SOURCE DATA ->
= = = =

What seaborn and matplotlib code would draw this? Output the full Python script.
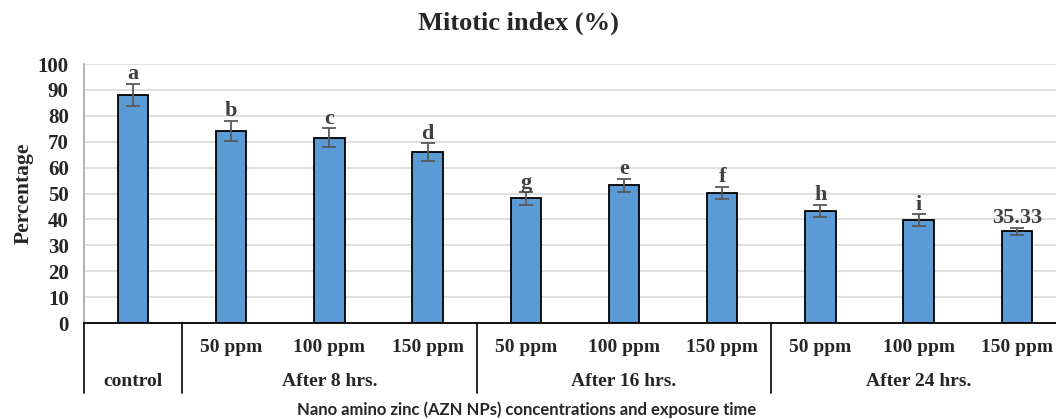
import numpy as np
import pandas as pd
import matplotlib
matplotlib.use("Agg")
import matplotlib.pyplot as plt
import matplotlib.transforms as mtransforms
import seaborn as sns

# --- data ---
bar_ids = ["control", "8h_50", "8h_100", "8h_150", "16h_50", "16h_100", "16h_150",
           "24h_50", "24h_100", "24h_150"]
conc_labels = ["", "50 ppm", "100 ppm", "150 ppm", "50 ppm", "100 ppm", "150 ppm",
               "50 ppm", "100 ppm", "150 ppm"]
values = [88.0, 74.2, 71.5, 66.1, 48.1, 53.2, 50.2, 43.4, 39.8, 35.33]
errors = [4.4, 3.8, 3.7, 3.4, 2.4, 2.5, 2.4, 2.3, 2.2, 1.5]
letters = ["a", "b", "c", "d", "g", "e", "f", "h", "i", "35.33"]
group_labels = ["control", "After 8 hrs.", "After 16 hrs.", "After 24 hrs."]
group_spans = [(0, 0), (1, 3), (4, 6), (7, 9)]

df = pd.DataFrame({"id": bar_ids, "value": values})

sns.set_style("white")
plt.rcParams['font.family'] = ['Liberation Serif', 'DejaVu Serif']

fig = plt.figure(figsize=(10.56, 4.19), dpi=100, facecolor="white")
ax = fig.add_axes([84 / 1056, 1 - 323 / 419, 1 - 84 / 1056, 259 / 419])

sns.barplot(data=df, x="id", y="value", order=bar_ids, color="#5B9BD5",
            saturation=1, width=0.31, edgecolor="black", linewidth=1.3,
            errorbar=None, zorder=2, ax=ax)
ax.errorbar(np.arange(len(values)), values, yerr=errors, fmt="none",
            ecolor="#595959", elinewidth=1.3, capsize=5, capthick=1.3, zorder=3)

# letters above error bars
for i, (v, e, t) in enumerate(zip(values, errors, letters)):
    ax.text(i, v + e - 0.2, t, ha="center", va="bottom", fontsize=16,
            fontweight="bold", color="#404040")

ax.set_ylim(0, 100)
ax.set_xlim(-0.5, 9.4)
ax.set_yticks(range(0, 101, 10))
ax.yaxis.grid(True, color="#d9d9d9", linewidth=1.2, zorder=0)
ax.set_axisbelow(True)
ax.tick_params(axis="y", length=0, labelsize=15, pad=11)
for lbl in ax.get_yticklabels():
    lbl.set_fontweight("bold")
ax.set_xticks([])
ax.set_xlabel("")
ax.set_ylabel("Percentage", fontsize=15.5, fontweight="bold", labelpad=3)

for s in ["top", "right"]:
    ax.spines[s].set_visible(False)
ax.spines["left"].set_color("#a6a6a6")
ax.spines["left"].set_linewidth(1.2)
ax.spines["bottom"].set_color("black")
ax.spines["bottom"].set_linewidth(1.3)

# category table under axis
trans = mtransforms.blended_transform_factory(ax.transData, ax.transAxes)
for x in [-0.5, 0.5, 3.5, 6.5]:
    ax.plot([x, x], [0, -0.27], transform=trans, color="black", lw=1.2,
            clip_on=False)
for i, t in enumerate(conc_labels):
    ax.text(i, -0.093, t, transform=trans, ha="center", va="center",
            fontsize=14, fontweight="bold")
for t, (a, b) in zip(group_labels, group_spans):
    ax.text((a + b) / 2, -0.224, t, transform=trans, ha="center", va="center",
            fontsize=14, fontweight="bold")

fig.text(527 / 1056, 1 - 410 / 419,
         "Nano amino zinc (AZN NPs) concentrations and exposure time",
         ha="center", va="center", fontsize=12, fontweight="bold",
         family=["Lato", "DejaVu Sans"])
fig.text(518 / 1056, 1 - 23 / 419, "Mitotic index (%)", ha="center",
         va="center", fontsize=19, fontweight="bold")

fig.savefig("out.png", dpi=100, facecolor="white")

= = = =

WRITTEN REQUEST ->
Find every line with "seaborn" in the listing and state how many there are, nothing else.

RESULT OF THE EXERCISE ->
2